THE REALITY OF SEX ED: Florida only recommends abstinence only sex education. It doesn't mandate it. And so the curriculum varies from district to district, the Orlando Sentinel reports. Two bills moving through the Legislature would help to streamline courses statewide.
WHAT'S IN A NAME? Palm Beach and Broward community colleges want to drop the "community" from their names as they move to offer more four-year bachelor's degree programs, the Sun-Sentinel reports.
MORE THAN RACE: Florida Gulf Coast University president Wilson Bradshaw looks to more than the color of a person's skin when attempting to enhance diversity at his school, the Fort Myers News-Press reports.
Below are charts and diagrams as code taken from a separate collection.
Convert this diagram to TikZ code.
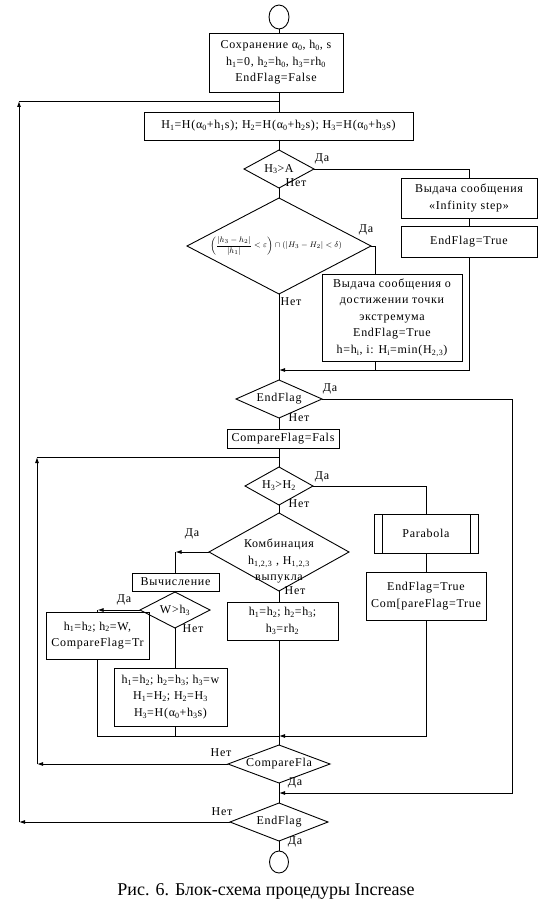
\documentclass[tikz,border=0pt]{standalone}
\usepackage{fontspec}
\setmainfont{Liberation Serif}[LetterSpace=6]
\newfontfamily\capfont{Liberation Serif}
\usetikzlibrary{shapes.geometric, positioning, arrows.meta}
\newcommand{\lo}[1]{\textsubscript{#1}}

\begin{document}
\begin{tikzpicture}[x=1pt, y=-1pt, >={Latex[length=6pt,width=4pt]}, line width=0.9pt,
    block/.style={draw, rectangle, align=center, inner sep=0pt, outer sep=0pt, font=\fontsize{12}{16.5}\selectfont},
    decide/.style={draw, diamond, inner sep=0pt, outer sep=0pt, font=\fontsize{12}{16.5}\selectfont},
    term/.style={draw, ellipse, inner sep=0pt, outer sep=0pt},
    lbl/.style={inner sep=0pt, font=\fontsize{12}{14}\selectfont}]
    \useasboundingbox (0,0) rectangle (555,904);
    %
    \node[term, minimum width=20pt, minimum height=24pt] (start) at (279,17) {};
    \node[block, minimum width=134pt, minimum height=59pt] (save) at (276,62.5)
        {Сохранение α\lo{0}, h\lo{0}, s\\ h\lo{1}=0, h\lo{2}=h\lo{0}, h\lo{3}=rh\lo{0}\\ EndFlag=False};
    \node[block, minimum width=269pt, minimum height=28pt] (calcH) at (278.5,126)
        {H\lo{1}=H(α\lo{0}+h\lo{1}s); H\lo{2}=H(α\lo{0}+h\lo{2}s); H\lo{3}=H(α\lo{0}+h\lo{3}s)};
    \node[decide, minimum width=70pt, minimum height=38pt] (chkA) at (279,169) {\makebox[0pt]{H\lo{3}>A}};
    \node[block, minimum width=136pt, minimum height=40pt] (inf) at (469,198) {Выдача сообщения\\ «Infinity step»};
    \node[block, minimum width=136pt, minimum height=31pt, below=8pt of inf] (endT1) {EndFlag=True};
    \node[decide, minimum width=184pt, minimum height=96pt] (crit) at (279,246)
        {\makebox[0pt]{\kern-6pt\fontsize{8}{10}\selectfont$\displaystyle\left(\frac{|h_3-h_2|}{|h_1|}<\varepsilon\right)\cap\left(|H_3-H_2|<\delta\right)$}};
    \node[block, minimum width=140pt, minimum height=87pt] (extr) at (392,317.5)
        {Выдача сообщения о\\ достижении точки\\ экстремума\\ EndFlag=True\\ h=h\lo{i}, i: H\lo{i}=min(H\lo{2,3})};
    \node[decide, minimum width=86pt, minimum height=38pt] (endA) at (279,399) {\makebox[0pt]{EndFlag}};
    \node[block, minimum width=112pt, minimum height=19pt] (cmpF) at (283,438.5) {CompareFlag=Fals};
    \node[decide, minimum width=68pt, minimum height=38pt] (chkB) at (279,486) {\makebox[0pt]{H\lo{3}>H\lo{2}}};
    \node[block, minimum width=104pt, minimum height=39pt] (parab) at (426,533.5) {Parabola};
    \node[block, minimum width=120pt, minimum height=48pt, below=19pt of parab] (endT2) {EndFlag=True\\ Com[pareFlag=True};
    \node[decide, minimum width=140pt, minimum height=78pt] (komb) at (279,552)
        {\raisebox{-12pt}[0pt][0pt]{\makebox[0pt]{\begin{tabular}{@{}c@{}}Комбинация\\ h\lo{1,2,3} , H\lo{1,2,3}\\ выпукла\end{tabular}}}};
    \node[block, minimum width=87pt, minimum height=18pt] (vych) at (175.5,582) {Вычисление};
    \node[decide, minimum width=70pt, minimum height=36pt] (chkW) at (175,610) {\makebox[0pt]{W>h\lo{3}}};
    \node[block, minimum width=103pt, minimum height=47pt] (setW) at (97.5,635.5) {h\lo{1}=h\lo{2}; h\lo{2}=W,\\ CompareFlag=Tr};
    \node[block, minimum width=113pt, minimum height=58pt] (shift3) at (170.5,697)
        {h\lo{1}=h\lo{2}; h\lo{2}=h\lo{3}; h\lo{3}=w\\ H\lo{1}=H\lo{2}; H\lo{2}=H\lo{3}\\ H\lo{3}=H(α\lo{0}+h\lo{3}s)};
    \node[block, minimum width=111pt, minimum height=38pt] (shift2) at (282.5,621) {h\lo{1}=h\lo{2}; h\lo{2}=h\lo{3};\\ h\lo{3}=rh\lo{2}};
    \node[decide, minimum width=102pt, minimum height=38pt] (cmpFla) at (279,764) {\makebox[0pt]{CompareFla}};
    \node[decide, minimum width=98pt, minimum height=38pt] (endB) at (279,822) {\makebox[0pt]{EndFlag}};
    \node[term, minimum width=19pt, minimum height=22pt] (stop) at (279,862) {};
    \node[inner sep=0pt, font=\capfont\fontsize{18}{20}\selectfont] (cap) at (266,891) {Рис. 6. Блок-схема процедуры Increase};
    % double sides of the subroutine box
    \draw ([xshift=8pt]parab.north west) -- ([xshift=8pt]parab.south west);
    \draw ([xshift=-8pt]parab.north east) -- ([xshift=-8pt]parab.south east);
    %
    \coordinate (j0) at (279,101);
    \coordinate (tl) at (19,101);
    \coordinate (bl) at (19,822);
    \coordinate (j1) at (279,370);
    \coordinate (xr) at (375,246);
    \coordinate (j2) at (279,457);
    \coordinate (lt) at (37,457);
    \coordinate (lb) at (37,764);
    \coordinate (j4) at (279,736);
    \coordinate (rr) at (512,793);
    \coordinate (j5) at (279,793);
    %
    \draw (start.south) -- (save.north -| start);
    \draw (save.south -| start) -- (calcH.north -| start);
    \draw (calcH.south -| start) -- (chkA.north);
    \draw (chkA.east) -| (inf.north);
    \draw (inf) -- (endT1);
    \draw[->] (endT1.south) |- (j1);
    \draw (chkA.south) -- (crit.north);
    \draw (crit.east) -- (xr) -- (xr |- extr.north);
    \draw (extr.south -| xr) -- (xr |- j1);
    \draw (crit.south) -- (endA.north);
    \draw[->] (endA.east) -| (rr) -- (j5);
    \draw (endA.south) -- (cmpF.north -| endA);
    \draw (cmpF.south -| endA) -- (chkB.north);
    \draw (chkB.east) -| (parab.north);
    \draw (parab) -- (endT2);
    \draw[->] (endT2.south) |- (j4);
    \draw (chkB.south) -- (komb.north);
    \draw[->] (komb.west) -- (komb.west -| vych);
    \draw (komb.west -| vych) -- (vych.north);
    \draw (vych.south) -- (chkW.north);
    \draw[->] (chkW.west) -- (chkW.west -| setW);
    \draw (chkW.west -| setW) -- (setW.north);
    \draw (chkW.south) -- (shift3.north -| chkW);
    \draw (shift3.south -| chkW) -- (chkW |- j4);
    \draw (setW.south) |- (j4);
    \draw (komb.south) -- (shift2.north -| komb);
    \draw (shift2.south -| komb) -- (cmpFla.north);
    \draw[->] (cmpFla.west) -- (lb);
    \draw[->] (lb) -- (lt);
    \draw (lt) -- (j2);
    \draw (cmpFla.south) -- (endB.north);
    \draw[->] (endB.west) -- (bl);
    \draw[->] (bl) -- (tl);
    \draw (tl) -- (j0);
    \draw (endB.south) -- (stop.north);
    %
    \node[lbl] (yA) at (322,159) {Да};
    \node[lbl] (nA) at (296,183) {Нет};
    \node[lbl] (yC) at (366,230) {Да};
    \node[lbl] (nC) at (291,302) {Нет};
    \node[lbl] (yE) at (330,389) {Да};
    \node[lbl] (nE) at (299,418) {Нет};
    \node[lbl] (yB) at (322,477) {Да};
    \node[lbl] (nB) at (299,504) {Нет};
    \node[lbl] (yK) at (192,534) {Да};
    \node[lbl] (nK) at (295,591) {Нет};
    \node[lbl] (yW) at (124,600) {Да};
    \node[lbl] (nW) at (193,629) {Нет};
    \node[lbl] (nF) at (221,753) {Нет};
    \node[lbl] (yF) at (295,783) {Да};
    \node[lbl] (nX) at (222,812) {Нет};
    \node[lbl] (yX) at (295,842) {Да};
\end{tikzpicture}
\end{document}
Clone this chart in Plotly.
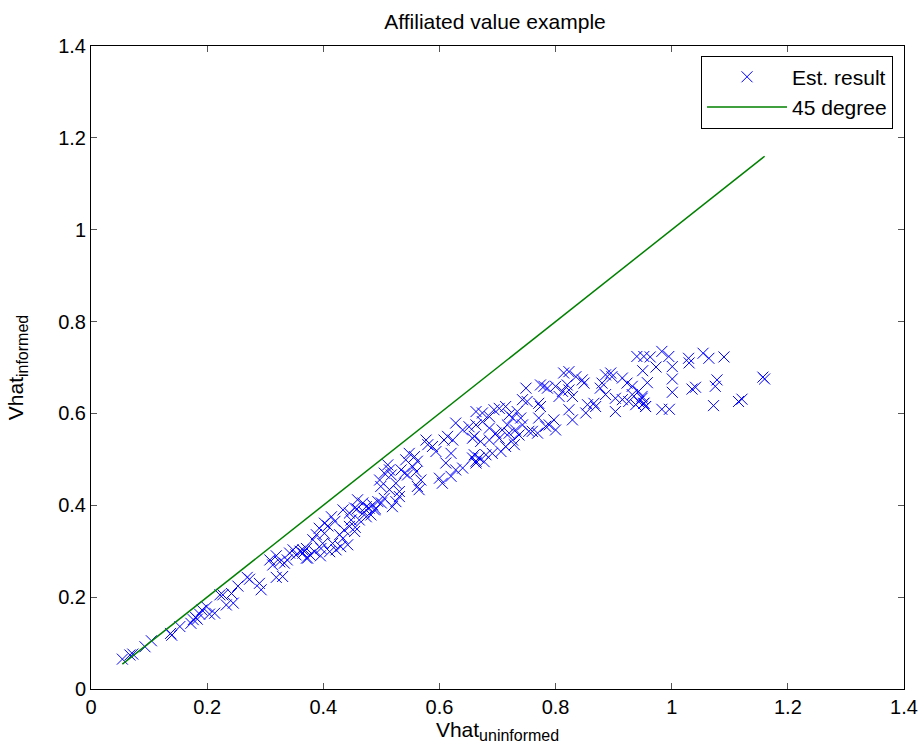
import plotly.graph_objects as go

# Estimated result points (Vhat_uninformed, Vhat_informed)
x_est = [
    0.054, 0.067, 0.072, 0.093, 0.104, 0.137, 0.139, 0.153, 0.172, 0.176,
    0.180, 0.183, 0.187, 0.191, 0.199, 0.204, 0.213, 0.222, 0.227, 0.233,
    0.245, 0.242, 0.253, 0.269, 0.273, 0.290, 0.293, 0.308, 0.313, 0.319,
    0.325, 0.333, 0.330, 0.319, 0.348, 0.353, 0.365, 0.371,
    0.628, 0.640, 0.651, 0.660, 0.614, 0.623, 0.608, 0.577, 0.580, 0.588,
    0.594, 0.620, 0.611, 0.628, 0.640, 0.600, 0.605, 0.620, 0.657, 0.663,
    0.548, 0.557, 0.542, 0.562, 0.554, 0.534, 0.540, 0.545, 0.560, 0.568,
    0.562, 0.565, 0.511, 0.514, 0.505, 0.517, 0.497, 0.499, 0.514, 0.525,
    0.531, 0.531, 0.525, 0.519, 0.505, 0.494, 0.485, 0.479, 0.474, 0.488,
    0.482, 0.468, 0.459, 0.454, 0.445, 0.434, 0.448, 0.462, 0.474,
    0.414, 0.402, 0.393, 0.402, 0.388, 0.382, 0.399, 0.416, 0.428, 0.436,
    0.445, 0.454, 0.434, 0.422, 0.411, 0.396, 0.385, 0.371, 0.365, 0.373,
    0.442, 0.408, 0.420, 0.430, 0.395, 0.377, 0.360, 0.342, 0.338, 0.458,
    0.470, 0.490, 0.500, 0.455,
    0.940, 0.814, 0.823, 0.835, 0.846, 0.849, 0.886, 0.895, 0.897, 0.915,
    0.923, 0.932, 0.943, 0.949, 0.952, 0.955, 0.880, 0.877, 0.774, 0.780,
    0.786, 0.800, 0.812, 0.820, 0.823, 0.829, 0.806, 0.749, 0.743, 0.751,
    0.771, 0.774, 0.855, 0.866, 0.869, 0.886, 0.903, 0.915, 0.926, 0.938,
    0.932, 0.903, 0.852, 0.823, 0.829, 0.797, 0.789, 0.783, 0.800, 0.771,
    0.760, 0.769, 0.754,
    0.663, 0.674, 0.686, 0.694, 0.703, 0.714, 0.720, 0.726, 0.734, 0.740,
    0.717, 0.708, 0.720, 0.731, 0.737, 0.743, 0.674, 0.663, 0.686, 0.697,
    0.657, 0.671, 0.686, 0.703, 0.726, 0.714, 0.706, 0.691, 0.680, 0.668,
    0.660, 0.663, 0.677, 0.729,
    0.952, 0.963, 0.983, 0.995, 1.029, 1.030, 1.054, 1.064, 1.090, 0.950,
    0.973, 1.001, 1.001, 0.958, 1.001, 1.035, 1.041, 1.078, 1.075, 1.157,
    1.160, 1.121, 1.115, 1.072, 0.983, 0.996, 0.949, 0.952, 0.955, 0.943,
]
y_est = [
    0.065, 0.074, 0.076, 0.092, 0.105, 0.121, 0.117, 0.136, 0.143, 0.151,
    0.156, 0.152, 0.163, 0.172, 0.179, 0.163, 0.165, 0.205, 0.205, 0.183,
    0.187, 0.208, 0.224, 0.243, 0.239, 0.230, 0.216, 0.281, 0.270, 0.290,
    0.277, 0.274, 0.245, 0.243, 0.303, 0.292, 0.303, 0.285,
    0.579, 0.564, 0.571, 0.550, 0.550, 0.542, 0.542, 0.542, 0.532, 0.528,
    0.517, 0.513, 0.492, 0.477, 0.481, 0.459, 0.448, 0.463, 0.503, 0.496,
    0.513, 0.506, 0.499, 0.496, 0.484, 0.477, 0.470, 0.466, 0.473, 0.455,
    0.441, 0.434, 0.488, 0.477, 0.470, 0.466, 0.455, 0.441, 0.434, 0.448,
    0.430, 0.419, 0.408, 0.397, 0.415, 0.408, 0.401, 0.394, 0.397, 0.390,
    0.379, 0.405, 0.412, 0.394, 0.383, 0.390, 0.368, 0.368, 0.375,
    0.375, 0.361, 0.350, 0.339, 0.336, 0.325, 0.317, 0.317, 0.336, 0.346,
    0.354, 0.343, 0.328, 0.303, 0.299, 0.306, 0.299, 0.306, 0.296, 0.285,
    0.314, 0.355, 0.365, 0.310, 0.290, 0.292, 0.300, 0.296, 0.281, 0.392,
    0.385, 0.392, 0.405, 0.352,
    0.724, 0.688, 0.691, 0.680, 0.673, 0.666, 0.684, 0.688, 0.680, 0.677,
    0.666, 0.659, 0.648, 0.637, 0.622, 0.615, 0.666, 0.655, 0.662, 0.659,
    0.655, 0.659, 0.648, 0.662, 0.651, 0.637, 0.637, 0.655, 0.630, 0.626,
    0.622, 0.615, 0.619, 0.622, 0.615, 0.641, 0.633, 0.630, 0.626, 0.619,
    0.641, 0.604, 0.601, 0.608, 0.586, 0.586, 0.575, 0.572, 0.564, 0.590,
    0.561, 0.557, 0.561,
    0.604, 0.601, 0.593, 0.608, 0.611, 0.615, 0.597, 0.590, 0.604, 0.590,
    0.575, 0.564, 0.557, 0.564, 0.553, 0.575, 0.582, 0.575, 0.568, 0.557,
    0.546, 0.539, 0.542, 0.546, 0.542, 0.528, 0.517, 0.513, 0.510, 0.503,
    0.510, 0.492, 0.495, 0.532,
    0.724, 0.723, 0.735, 0.724, 0.720, 0.710, 0.731, 0.720, 0.723, 0.693,
    0.701, 0.702, 0.675, 0.667, 0.646, 0.653, 0.657, 0.673, 0.659, 0.679,
    0.675, 0.631, 0.626, 0.617, 0.609, 0.609, 0.633, 0.622, 0.615, 0.626,
]

# 45 degree reference line spans the range of the estimated values
line_ends = [min(x_est), max(x_est)]

tick_vals = [0, 0.2, 0.4, 0.6, 0.8, 1.0, 1.2, 1.4]
tick_text = ["0", "0.2", "0.4", "0.6", "0.8", "1", "1.2", "1.4"]

FONT = "Liberation Sans, Arial, sans-serif"

fig = go.Figure()
fig.add_trace(go.Scatter(
    x=x_est, y=y_est, mode="markers", name="Est. result",
    marker=dict(symbol="x-thin", size=11, color="#0000ff",
                line=dict(color="#0000ff", width=1)),
))
fig.add_trace(go.Scatter(
    x=line_ends, y=line_ends, mode="lines", name="45 degree",
    line=dict(color="#008000", width=1.5),
))

axis_common = dict(
    range=[0, 1.4], tickvals=tick_vals, ticktext=tick_text,
    showgrid=False, zeroline=False, showline=True, linecolor="black",
    linewidth=1, mirror="ticks", ticks="inside", ticklen=6,
    tickcolor="#555555", automargin=False,
    tickfont=dict(family=FONT, size=20, color="black"),
)

fig.update_layout(
    width=921, height=751,
    paper_bgcolor="white", plot_bgcolor="white",
    margin=dict(l=91, r=17, t=46, b=62),
    title=dict(text="Affiliated value example", x=0.5375, xanchor="center",
               y=0.971, yanchor="middle",
               font=dict(family=FONT, size=21, color="black")),
    xaxis=dict(**axis_common,
               title=dict(text="Vhat<sub><span style='font-size:16px'>uninformed</span></sub>",
                          standoff=0,
                          font=dict(family=FONT, size=21, color="black"))),
    yaxis=dict(**axis_common,
               title=dict(text="Vhat<sub><span style='font-size:16px'>informed</span></sub>",
                          standoff=28,
                          font=dict(family=FONT, size=21, color="black"))),
    legend=dict(x=0.9865, y=0.985, xanchor="right", yanchor="top",
                bgcolor="white", bordercolor="black", borderwidth=1,
                font=dict(family=FONT, size=21, color="black"),
                itemwidth=80, tracegroupgap=0),
    showlegend=True,
)

fig.write_html(
    "out.html",
    config={"displayModeBar": False},
    post_script="document.body.style.margin='0';"
                "document.documentElement.style.overflow='hidden';",
)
RAISE PRICES OR PINCH PENNIES: The cost of food is having its effect on the cafeteria line, including in Florida, the Washington Post reports.
TAXES TO RISE DESPITE AMENDMENT 1: Lee school officials join the growing chorus telling taxpayers that their property taxes are likely to go up if the budget moving through the Legislature passes, the Naples Daily News reports.
STILL STRUGGLING: An audit of Flagler County's three charter schools shows they continue to have financial troubles, despite improvements from a year ago, the Daytona Beach News-Journal reports.
NOT THE END OF THE WORLD: With the freshman class of 2008 bigger than ever, large numbers of college applicants aren't getting into the schools of their choice. But as the LA Times reports, there are other schools out there where the students might find themselves just as happy, if not happier.